The reported adverse events associated with the device, which is implanted in the pulmonary artery via catheter, included device failure or migration in about one-fourth of cases, and access-site complications, HF, arrhythmias, and pulmonary embolism or device thrombosis; each accounted for <10% of the events.

“There were, however, infrequent but potentially consequential procedural and device-related risks of pulmonary-artery injury,” Vaduganathan said in his presentation. Cases of pulmonary-artery injury or hemoptysis in 28 patients accounted for about 16% of the adverse events, for an overall rate of about 0.5%. Of those, 14 required ICU admission, seven required intubation, and in six cases the patient died, he reported.

Those findings, Fonarow said, “highlight the need for additional training” for clinicians newly using the device “and strengthening oversight and proctoring procedures. And then perhaps [there should be] additional thought about patient selection.”

Fonarow is a coauthor and Vaduganathan is lead author on the MAUDE analysis as published in JAMA Cardiology on September 18, 2017 to coincide with its presentation at the HFSA sessions.

CardioMEMS in Real-World Practice

“My suspicion is that you’re going to see centers that have high readmission rates start to investigate this more broadly than the way that it was studied, because they see this as an opportunity to cut down on their costs in the long term,” DiDomenico said.

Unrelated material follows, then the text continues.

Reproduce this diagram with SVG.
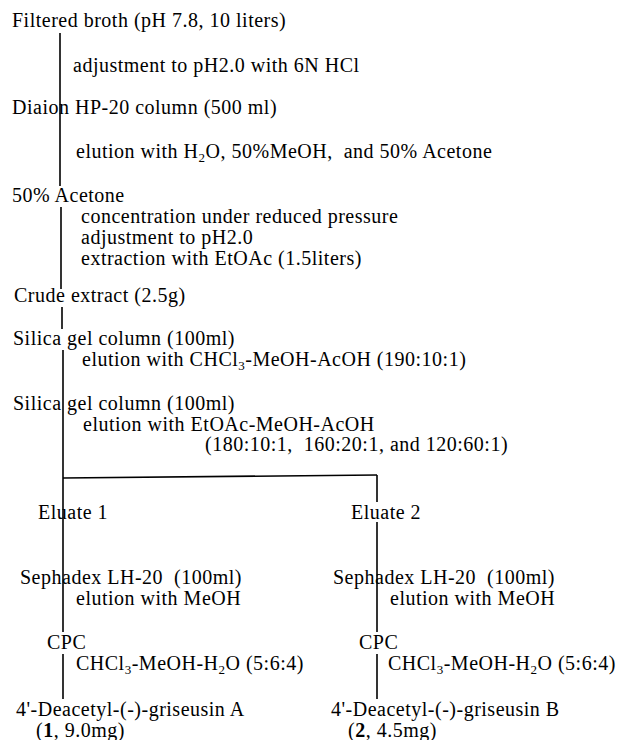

“It’s fertile ground in terms of who it can be used in,” he said, and it’s starting to be used in higher-risk patients. But that may be “jumping ahead of things. Let’s learn to use it in the patients it was studied in first, and then start to advance it.”

As the real-world experience grows deeper, the device could well be extended to an even broader population if studies show it could benefit, according to Fonarow. “You could imagine how a NYHA class 2 patient with elevated BNP or N-terminal BNP, whom we know is at higher risk for hospitalization, might also be a candidate.”

Abbott funded the CardioMEMS Post Approval Study. Raval reports receiving honoraria from Abbott for consulting. Fonarow discloses “significant consulting for Novartis and modest consulting for Amgen, Janssen Pharmaceuticals, Medtronic, and St Jude Medical (now Abbott). Vaduganathan reports he has no relevant disclosures. Disclosures for the coauthors are listed in the paper.